Monday, May 20, 2019

Paxton v. Board of Administration (Cal. Ct. App. - May 20, 2019)

Government work is tough:

"The Department of Social Services is the state agency responsible for determining, through its Disability Determination Service Division, the medical eligibility of disabled Californians who are seeking federal Social Security benefits or state Medi-Cal benefits. Paxton is a medical consultant-psychiatrist who reviews claims for the federal program. . . . These consultants are expected to be at work for “core hours,” which are 9:00 a.m. to 11:30 a.m. and 1:30 p.m. to 2:30 p.m., and to average 40 hours per week, but otherwise they have flexibility in deciding when they work.

The Department of Social Services has suffered from periodic backlogs of disability review cases in the federal program. In 1993, the Department of Social Services received an exemption from the Department of Personnel Administration1 to temporarily pay overtime to consultants to deal with the pending cases even though they are salaried employees and such payments are inconsistent with the Fair Labor Standards Act of 1938 (29 U.S.C. § 201 et seq.). The Department of Personnel Administration granted the temporary exemption with the expectation that the Department of Social Services would adopt an alternative to paying overtime.

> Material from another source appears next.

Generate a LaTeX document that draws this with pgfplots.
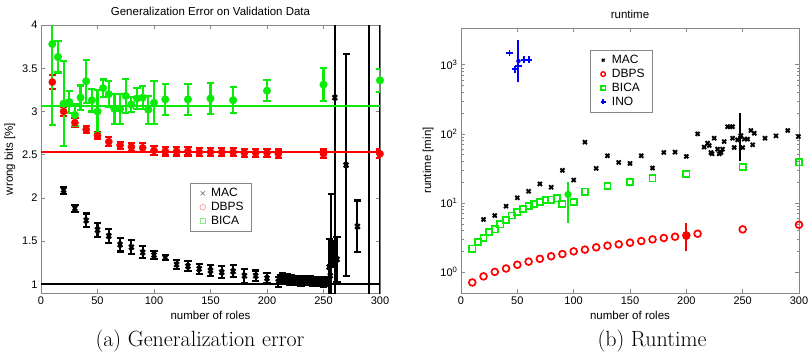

In 1996, after a second request for an exemption was denied, the Department of Social Services proposed requiring consultants to work extra hours without compensation due to the extra workload and their classification as professional employees exempt from overtime and for whom “[t]he regular rate of pay is full compensation for all time that is required for the employee to perform the duties of the position.” The union representing the consultants rejected this proposal “out of hand.” The Department of Social Services and the union thereafter agreed to a voluntary bonus program “for processing additional workload.” Under the bonus program, consultants would be paid for each case closed above a certain threshold per week. . . .

Paxton participated in the bonus program from 2005 until it ended. During that period, consultants were paid $27 per case after 90 cases per week. The trial court found that “[t]he 90-case threshold was not hard to exceed in part because the threshold never was adjusted to account for increased efficiencies occasioned by computerization of the records and use of more experienced analysts.” Paxton and two retired consultants testified that they did not work more than 40 hours per week. Paxton was able to earn significant bonuses by spending an average of only five minutes to review a case.2 At this rate, he surpassed the weekly threshold for achieving a bonus in about a day and a half. As a result, he earned over $1.2 million in bonuses. In 2010, a particularly lucrative year, his monthly bonuses ranged from $16,821 to $39,501, more than three times his monthly salary. Paxton still works for the Department of Social Services."